Fear of Being Wrong on the Internet
Eugene Volokh explains why he's not writing on a controversial subject recently in the news: He doesn't know enough about it and doesn't want to be wrong.
Eugene Volokh, responding to emailed queries as to why he and his fellow Conspirators are not writing on a controversial subject recently in the news, explains:
I can’t speak for my colleagues, but here are three things I’m scared of:
- Looking like a fool when I opine on a topic about which I don’t know enough, and thus get the facts or the analysis wrong.
- Getting facts or analysis wrong, even if I don’t look like a fool.
- Falling yet further behind on my various other responsibilities, as a result of taking the time to learn enough about a complicated, controversial, fact-rich question so that I can opine on it without being wrong.
I think the world would be a better place if people were more scared of things 1 and 2.
But where would the blogosphere be with that attitude?
“But where would the blogosphere be with that attitude?”
Jim, you’ve just made me laugh over my breakfast coffee. I’d have to agree with Eugene though. I personally find 1-3 are powerful inhibitants. That’s why although you’ll find me voluble on matters economic, literary or geopolitical nary a word escapes my lips on climate science, pop music, religion, cable tv shows, opinion polling, and others issues too numerous to mention. However, I think I recognize the same trait in you!!
I do two broad types of postings:
– Shedding light on some topic under discussion based on my knowledge, experience, and trained intuition.
– “Hmm, this seems interesting.” I tend not to offer much commentary on these.
I fear 1 and 2 a lot, and yet still post a fair bit on the intertubes… I guess that mean I’m overconfident about my own acuity and knowledge. Hmmm.
“and trained intuition.”
Is this what I’d call street smarts? There are in fact some incredibly informed blogs out by academics and the like. You linked to one a couple of days ago by some guy called Finel whose at the war college . The serious economic ones are usually compelling and you’ll even find ones with loads of expertise on the cut of men’s suits.
Maybe, although I haven’t spent all that much time on the “streets.” Part of it is just life experience, which is pretty much the same thing. Part of it, though, is being able to extrapolate from areas of legitimate expertise based on instinct, experience, and amateur level wide reading.
Oh, there’s no shortage of genuine expertise out there in blog land. Most of us tend to wander past our niche expertise from time to time, though.
I seriously doubt that many people who comment on the internet find Volokh’s number 1-3 to be “powerful inhibitants”. The usual pattern one sees is that analyses are rendered impervious to embarrassment by aggressive defense-turned to mocking and insulting offense whenever the analysis is challenged. One needs to have the capacity and willingness to admit error before the shame of falling into error has any effect.

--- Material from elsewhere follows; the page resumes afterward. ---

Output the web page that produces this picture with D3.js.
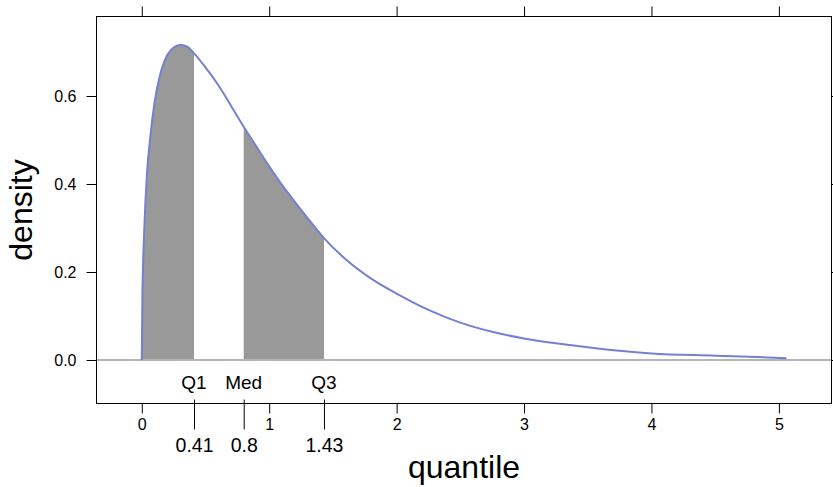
<!DOCTYPE html>
<html>
<head>
<meta charset="utf-8">
<script src="https://cdn.jsdelivr.net/npm/d3@7"></script>
<style>
  html, body { margin: 0; padding: 0; background: #fff; }
  svg { display: block; font-family: "Liberation Sans", Arial, Helvetica, sans-serif; }
</style>
</head>
<body>
<svg id="chart" width="833" height="487"></svg>
<script>
// ---- data ----
const quantileX = [0, 0.005, 0.01, 0.02, 0.04, 0.07, 0.1, 0.15, 0.2, 0.25, 0.3, 0.35, 0.41,
  0.5, 0.6, 0.7, 0.8, 0.9, 1.0, 1.1, 1.2, 1.3, 1.43, 1.6, 1.8, 2.0, 2.25, 2.5, 2.75,
  3.0, 3.25, 3.5, 3.75, 4.0, 4.5, 5.06];
const densityY = [0, 0.15, 0.215, 0.30, 0.42, 0.515, 0.585, 0.655, 0.693, 0.71, 0.716, 0.713, 0.697,
  0.665, 0.625, 0.578, 0.53, 0.485, 0.44, 0.398, 0.36, 0.323, 0.277, 0.229, 0.185, 0.151, 0.114, 0.085, 0.064,
  0.049, 0.038, 0.029, 0.021, 0.015, 0.0098, 0.0042];
const quartileValues = [0.41, 0.8, 1.43];
const quartileNames = ["Q1", "Med", "Q3"];
const quartileLabels = ["0.41", "0.8", "1.43"];
const xTickValues = [0, 1, 2, 3, 4, 5];
const yTickValues = [0, 0.2, 0.4, 0.6];
const yTickLabels = ["0.0", "0.2", "0.4", "0.6"];
const shadedRanges = [[0, 0.41], [0.8, 1.43]];

const points = quantileX.map((q, i) => ({ q: q, d: densityY[i] }));

// ---- layout ----
const svg = d3.select("#chart");
const P = { left: 96.5, right: 831.5, top: 16.5, bottom: 403.5 };
const x = d3.scaleLinear().domain([-0.3553, 5.413]).range([P.left, P.right]);
const y = d3.scaleLinear().domain([-0.0989, 0.7807]).range([P.bottom, P.top]);

const lineCol = "#7480d0";
const fillCol = "#999999";
const refCol = "#b5b5b5";

const clipId = "panelclip";
svg.append("defs").append("clipPath").attr("id", clipId)
  .append("rect").attr("x", P.left).attr("y", P.top)
  .attr("width", P.right - P.left).attr("height", P.bottom - P.top);

const panel = svg.append("g").attr("clip-path", `url(#${clipId})`);

// shaded areas
const area = d3.area().x(d => x(d.q)).y0(y(0)).y1(d => y(d.d)).curve(d3.curveMonotoneX);
shadedRanges.forEach(r => {
  const sub = points.filter(p => p.q >= r[0] - 1e-9 && p.q <= r[1] + 1e-9);
  panel.append("path").datum(sub).attr("d", area).attr("fill", fillCol).attr("stroke", "none");
});

// reference line at 0
panel.append("line")
  .attr("x1", P.left).attr("x2", P.right)
  .attr("y1", y(0)).attr("y2", y(0))
  .attr("stroke", refCol).attr("stroke-width", 2);

// density curve
const line = d3.line().x(d => x(d.q)).y(d => y(d.d)).curve(d3.curveMonotoneX);
panel.append("path").datum(points).attr("d", line)
  .attr("fill", "none").attr("stroke", lineCol).attr("stroke-width", 2);

// quartile names inside panel
svg.append("g").selectAll("text").data(quartileValues).join("text")
  .attr("x", d => x(d)).attr("y", 389)
  .attr("text-anchor", "middle").attr("font-size", 19).attr("fill", "#000")
  .text((d, i) => quartileNames[i]);

// panel border
svg.append("rect").attr("x", P.left).attr("y", P.top)
  .attr("width", P.right - P.left).attr("height", P.bottom - P.top)
  .attr("fill", "none").attr("stroke", "#000").attr("stroke-width", 1);

// axes
function styleAxis(g) {
  g.select(".domain").remove();
  g.selectAll(".tick line").attr("stroke", "#000").attr("stroke-width", 1);
  g.selectAll(".tick text").attr("fill", "#000").attr("font-family", null);
}

const xb = svg.append("g").attr("transform", `translate(0,${P.bottom})`)
  .call(d3.axisBottom(x).tickValues(xTickValues).tickFormat(d3.format("d")).tickSize(10).tickPadding(5));
styleAxis(xb);
xb.selectAll(".tick text").attr("font-size", 16);

const xt = svg.append("g").attr("transform", `translate(0,${P.top})`)
  .call(d3.axisTop(x).tickValues(xTickValues).tickFormat("").tickSize(10));
styleAxis(xt);

const yl = svg.append("g").attr("transform", `translate(${P.left},0)`)
  .call(d3.axisLeft(y).tickValues(yTickValues).tickFormat((d, i) => yTickLabels[i]).tickSize(10).tickPadding(10));
styleAxis(yl);
yl.selectAll(".tick text").attr("font-size", 16);

const yr = svg.append("g").attr("transform", `translate(${P.right},0)`)
  .call(d3.axisRight(y).tickValues(yTickValues).tickFormat("").tickSize(10));
styleAxis(yr);

// quartile axis
const qa = svg.append("g").attr("transform", `translate(0,${P.bottom - 4})`)
  .call(d3.axisBottom(x).tickValues(quartileValues).tickFormat((d, i) => quartileLabels[i]).tickSize(30).tickPadding(9));
styleAxis(qa);
qa.selectAll(".tick text").attr("font-size", 19.5);

// axis titles
svg.append("text").attr("x", (P.left + P.right) / 2).attr("y", 478)
  .attr("text-anchor", "middle").attr("font-size", 32).attr("fill", "#000").text("quantile");
svg.append("text")
  .attr("transform", `translate(32,${(P.top + P.bottom) / 2}) rotate(-90)`)
  .attr("text-anchor", "middle").attr("font-size", 32).attr("fill", "#000").text("density");
</script>
</body>
</html>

I think the 4th inhibitor–at least for commentators–is “Is it worth the effort?”
I try to only seriously comment (I’ll snark about anything) on subjects that I’m knowledgeable in. However a few of those–like climate science and environmental policy–is sure to bring about a firestorm of “You are brainwashed by Al Gore in believing the religion of global warming. If global warming is real, why do I still need a sweater in winter?” comments.
And then I think “Aww screw it. I’m not going to convince any of these people otherwise, so its not worth the effort in arguing with them.”
We should all aspire to admit our errors, and to back down, because that is so rare on the internets.
People like Eugene Volokh should be able to leverage that himself. Make an initial post, and then exhibit flexibility.
Saturday, October 2, 2010 at 14:18
“I seriously doubt that many people who comment on the internet find Volokh’s number 1-3 to be “powerful inhibitants”.”
Well it certainly isn’t one for you.
“Maybe, although I haven’t spent all that much time on the “streets.”
Oh I think you have Jim, in that “streets” in this context is only a metaphor.
I think you should credit the original author of the drawing.